Last updated: July 2022
Bipolar disorder is characterised by alternating manic and depressive episodes a Citation a. “Unipolar forms” are characterized by recurring episodes of depression. , generally separated by “normal” periods lasting several months or years.
Episodes of mania are characterised by elation, euphoria and hyperactivity accompanied by insomnia, grandiose ideas, and loss of social inhibitions (sexual, in particular).
Depressive episodes are often severe, with significant risk of suicide.
Look for family history of similar symptoms (particularly suicide), very frequent in bipolar patients.
- Episodes of mania are treated with haloperidol PO: 5 mg once daily for 3 days, then 7.5 mg for one week; if necessary, increase by increments of 2.5 mg per week (max. 15 mg daily).
risperidone PO: 2 mg once daily; if necessary, increase in increments of 1 mg per week (max. 6 mg daily).
olanzapine PO: 10 mg once daily for 3 days; if necessary, increase in increments of 5 mg per week (max. 20 mg daily).
If there is improvement after one week of treatment, continue with the same dose for at least 8 weeks after remission of symptoms.
- Diazepam PO (5 to 10 mg daily) can be added during the first 2 to 3 weeks.
- If symptoms do not resolve after 2 weeks of antipsychotic treatment at maximum tolerated dose (and 2 different antipsychotics have been tried), add a mood stabiliser:
valproic acid PO: 200 mg 2 times daily (Week 1) then 400 mg 2 times daily (Week 2) then 500 mg 2 times daily (Week 3).

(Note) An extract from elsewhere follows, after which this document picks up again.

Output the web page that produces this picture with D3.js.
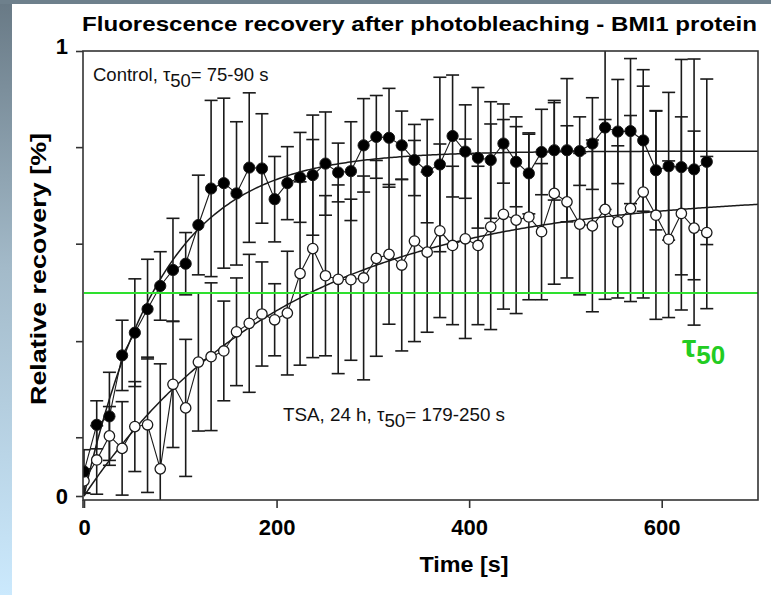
<!DOCTYPE html>
<html><head><meta charset="utf-8">
<script src="https://cdn.jsdelivr.net/npm/d3@7"></script>
<style>body{margin:0;background:#fff;} svg{display:block;}</style>
</head><body>
<svg id="chart" width="771" height="595"></svg>
<script>
// ---- data ----
const times = [0,13.2,26.4,39.6,52.8,66,79.2,92.4,105.6,118.8,132,145.2,158.4,171.6,184.8,198,211.2,224.4,237.6,250.8,264,277.2,290.4,303.6,316.8,330,343.2,356.4,369.6,382.8,396,409.2,422.4,435.6,448.8,462,475.2,488.4,501.6,514.8,528,541.2,554.4,567.6,580.8,594,607.2,620.4,633.6,646.8];
const controlMean = [0.055,0.160,0.179,0.316,0.367,0.420,0.472,0.508,0.522,0.609,0.691,0.703,0.680,0.738,0.736,0.667,0.703,0.716,0.721,0.747,0.727,0.730,0.788,0.807,0.805,0.788,0.755,0.730,0.745,0.809,0.774,0.760,0.755,0.792,0.751,0.725,0.773,0.777,0.777,0.775,0.792,0.828,0.819,0.820,0.799,0.732,0.741,0.739,0.734,0.751];
const controlErr = [0.049,0.054,0.099,0.079,0.121,0.112,0.077,0.116,0.070,0.112,0.198,0.191,0.161,0.168,0.123,0.096,0.082,0.101,0.135,0.116,0.066,0.111,0.105,0.093,0.111,0.077,0.080,0.116,0.196,0.137,0.105,0.158,0.131,0.089,0.101,0.091,0.096,0.112,0.161,0.077,0.103,0.184,0.117,0.163,0.159,0.134,0.166,0.242,0.248,0.186];
const tsaMean = [0.034,0.081,0.135,0.107,0.156,0.160,0.061,0.251,0.198,0.301,0.313,0.326,0.369,0.388,0.409,0.396,0.411,0.500,0.556,0.495,0.487,0.486,0.490,0.534,0.543,0.519,0.573,0.548,0.596,0.563,0.578,0.563,0.605,0.633,0.620,0.627,0.594,0.680,0.661,0.611,0.607,0.644,0.616,0.646,0.683,0.631,0.577,0.635,0.602,0.592];
const tsaErr = [0.027,0.077,0.066,0.105,0.101,0.152,0.236,0.142,0.154,0.155,0.166,0.112,0.121,0.155,0.117,0.081,0.139,0.206,0.245,0.180,0.212,0.181,0.229,0.220,0.157,0.193,0.226,0.180,0.195,0.178,0.224,0.178,0.231,0.213,0.210,0.186,0.153,0.204,0.171,0.159,0.193,0.202,0.171,0.209,0.238,0.234,0.176,0.217,0.218,0.171];
const xTickValues = [0, 200, 400, 600];
const yTickValues = [0, 0.132, 0.348, 0.567, 0.784, 1];
const yTickLabels = ["0", "", "", "", "", "1"];
const controlFit = {A: 0.775, tau: 80};
const tsaFit = {A: 0.68, tau: 211};
const tau50Level = 0.456;

// ---- layout ----
const svg = d3.select("#chart");
const W = 771, H = 595;
const L = 84, R = 758, T = 51, B = 500;
const x = d3.scaleLinear().domain([0, 700]).range([L, R]);
const y = d3.scaleLinear().domain([0, 1]).range([496, T]);

// background
const defs = svg.append("defs");
const grad = defs.append("linearGradient").attr("id","bg").attr("x1",0).attr("y1",0).attr("x2",0).attr("y2",1);
grad.append("stop").attr("offset","0%").attr("stop-color","#687985");
grad.append("stop").attr("offset","45%").attr("stop-color","#a3bac9");
grad.append("stop").attr("offset","100%").attr("stop-color","#cbe9fd");
svg.append("rect").attr("width",W).attr("height",H).attr("fill","url(#bg)");
svg.append("rect").attr("x",0).attr("y",0).attr("width",W).attr("height",4).attr("fill","#6e808c");
svg.append("rect").attr("x",12).attr("y",4).attr("width",W-12).attr("height",H-4).attr("fill","#ffffff");

defs.append("clipPath").attr("id","plotclip").append("rect")
  .attr("x", L-1).attr("y", T).attr("width", R-L+1).attr("height", B-T);

const plot = svg.append("g").attr("clip-path","url(#plotclip)");
const ink = "#1a1a1a";

function errorBars(mean, err) {
  const g = plot.append("g").attr("stroke", ink).attr("stroke-width", 1.6).attr("fill","none");
  times.forEach((t, i) => {
    const cx = x(t), y1 = y(mean[i] + err[i]), y2 = y(mean[i] - err[i]);
    g.append("line").attr("x1",cx).attr("x2",cx).attr("y1",y1).attr("y2",y2);
    g.append("line").attr("x1",cx-6.5).attr("x2",cx+6.5).attr("y1",y1).attr("y2",y1);
    g.append("line").attr("x1",cx-6.5).attr("x2",cx+6.5).attr("y1",y2).attr("y2",y2);
  });
}
errorBars(tsaMean, tsaErr);
errorBars(controlMean, controlErr);

// connecting lines
const line = d3.line().x((d,i)=>x(times[i])).y(d=>y(d));
plot.append("path").datum(controlMean).attr("d", line).attr("fill","none").attr("stroke",ink).attr("stroke-width",1.1);
plot.append("path").datum(tsaMean).attr("d", line).attr("fill","none").attr("stroke",ink).attr("stroke-width",1.1);

// fitted curves
const fitT = d3.range(0, 701, 2);
const fitLine = d3.line().x(d=>x(d[0])).y(d=>y(d[1]));
plot.append("path").datum(fitT.map(t=>[t, controlFit.A*(1-Math.exp(-t/controlFit.tau))]))
  .attr("d", fitLine).attr("fill","none").attr("stroke",ink).attr("stroke-width",1.5);
plot.append("path").datum(fitT.map(t=>[t, tsaFit.A*(1-Math.exp(-t/tsaFit.tau))]))
  .attr("d", fitLine).attr("fill","none").attr("stroke",ink).attr("stroke-width",1.5);

// tau50 line
plot.append("line").attr("x1",L).attr("x2",R).attr("y1",y(tau50Level)).attr("y2",y(tau50Level))
  .attr("stroke","#2ee02e").attr("stroke-width",2);

// markers
plot.append("g").selectAll("circle").data(tsaMean).join("circle")
  .attr("cx",(d,i)=>x(times[i])).attr("cy",d=>y(d)).attr("r",5.2)
  .attr("fill","#fff").attr("stroke",ink).attr("stroke-width",1.3);
plot.append("g").selectAll("circle").data(controlMean).join("circle")
  .attr("cx",(d,i)=>x(times[i])).attr("cy",d=>y(d)).attr("r",5.6)
  .attr("fill","#000").attr("stroke",ink).attr("stroke-width",1);

// frame
svg.append("rect").attr("x",L-1).attr("y",T).attr("width",R-L+1).attr("height",B-T)
  .attr("fill","none").attr("stroke","#333").attr("stroke-width",1.6);

// axes
const fontBold = "'Liberation Sans', Arial, sans-serif";
const xAxis = d3.axisBottom(x).tickValues(xTickValues).tickSize(8).tickPadding(11).tickFormat(d3.format("d"));
const gx = svg.append("g").attr("transform",`translate(0,${B})`).call(xAxis);
gx.select(".domain").remove();
gx.selectAll(".tick line").attr("stroke","#333").attr("stroke-width",1.6);
gx.selectAll(".tick text").attr("font-family",fontBold).attr("font-weight","bold").attr("font-size",22).attr("fill","#000");

const yAxis = d3.axisLeft(y).tickValues(yTickValues).tickSize(7).tickPadding(8).tickFormat((d,i)=>yTickLabels[i]);
const gy = svg.append("g").attr("transform",`translate(${L-1},0)`).call(yAxis);
gy.select(".domain").remove();
gy.selectAll(".tick line").attr("stroke","#333").attr("stroke-width",1.6);
gy.selectAll(".tick text").attr("font-family",fontBold).attr("font-weight","bold").attr("font-size",22).attr("fill","#000");
gy.selectAll(".tick text").filter((d,i)=>i===yTickValues.length-1).attr("dy","0.1em");
// y axis extends below the frame at x=0
svg.append("line").attr("x1",L-1).attr("x2",L-1).attr("y1",B).attr("y2",B+8).attr("stroke","#333").attr("stroke-width",1.6);

// titles
svg.append("text").attr("x",82).attr("y",31).attr("font-family",fontBold).attr("font-weight","bold")
  .attr("font-size",21).attr("textLength",675).attr("lengthAdjust","spacingAndGlyphs")
  .text("Fluorescence recovery after photobleaching - BMI1 protein");
svg.append("text").attr("transform","translate(46,269) rotate(-90)").attr("text-anchor","middle")
  .attr("font-family",fontBold).attr("font-weight","bold").attr("font-size",22)
  .attr("textLength",272).attr("lengthAdjust","spacingAndGlyphs")
  .text("Relative recovery [%]");
svg.append("text").attr("x",464).attr("y",572).attr("text-anchor","middle")
  .attr("font-family",fontBold).attr("font-weight","bold").attr("font-size",22)
  .attr("textLength",89).attr("lengthAdjust","spacingAndGlyphs")
  .text("Time [s]");

// annotations
function tauLabel(xp, yp, pre, post, size) {
  const t = svg.append("text").attr("x",xp).attr("y",yp).attr("font-family",fontBold).attr("font-size",size).attr("fill","#111");
  t.append("tspan").text(pre + "\u03c4");
  t.append("tspan").attr("dy",6).text("50");
  t.append("tspan").attr("dy",-6).text(post);
}
tauLabel(93, 81, "Control, ", "= 75-90 s", 18.5);
tauLabel(283, 421, "TSA, 24 h, ", "= 179-250 s", 18.8);

const g50 = svg.append("text").attr("x",682).attr("y",357).attr("font-family",fontBold).attr("font-weight","bold").attr("fill","#22cc22");
g50.append("tspan").attr("font-size",32).text("\u03c4");
g50.append("tspan").attr("font-size",26).attr("dy",7).text("50");
</script>
</body></html>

This is usually sufficient to stabilise the patient; if necessary the dose may be increased by 500 mg weekly (max. 1000 mg 2 times daily).
carbamazepine PO: 100 mg 2 times daily (Week 1) then 200 mg 2 times daily (Week 2) then 200 mg 3 times daily (Week 3). This is usually sufficient to stabilise the patient; if necessary the dose may be increased by 200 mg weekly (max. 1200 mg daily).
- Treatment should be continued until at least 8 weeks after complete remission of symptoms. Assess together with the patient the benefits and risks of pursuing long-term treatment.
- If is it decided to discontinue antipsychotic treatment, medication should be stopped gradually, monitoring for possible relapse.
- Depressive episodes are treated as for depression (see Depression).
- If the patient has an episode of mania while on antidepressants, immediately stop antidepressants and treat the episode of mania as above. An episode of mania while on antidepressants is indicative of bipolar disorder.
Long-term treatment for bipolar disorder is based on continuation of the treatment that led to the remission of the manic episode: antipsychotic, mood stabilizer, or a combination of both.
Treatment can be initiated by a physician trained in mental health, but a consultation should be set up as soon as possible with a specialist.
Valproic acid is not recommended in women of childbearing age. If it is necessary to start treatment, use carbamazepine.
If a woman of childbearing age is already taking valproic acid, switch to carbamazepine by gradually decreasing the dose of valproic acid over a period of 2 weeks (do not stop treatment abruptly) while gradually starting carbamazepine.
If a woman becomes pregnant or is planning pregnancy it is essential to contact a specialist to re-evaluate whether the treatment is still necessary and adjust the dose if needed.
- (a)“Unipolar forms” are characterized by recurring episodes of depression.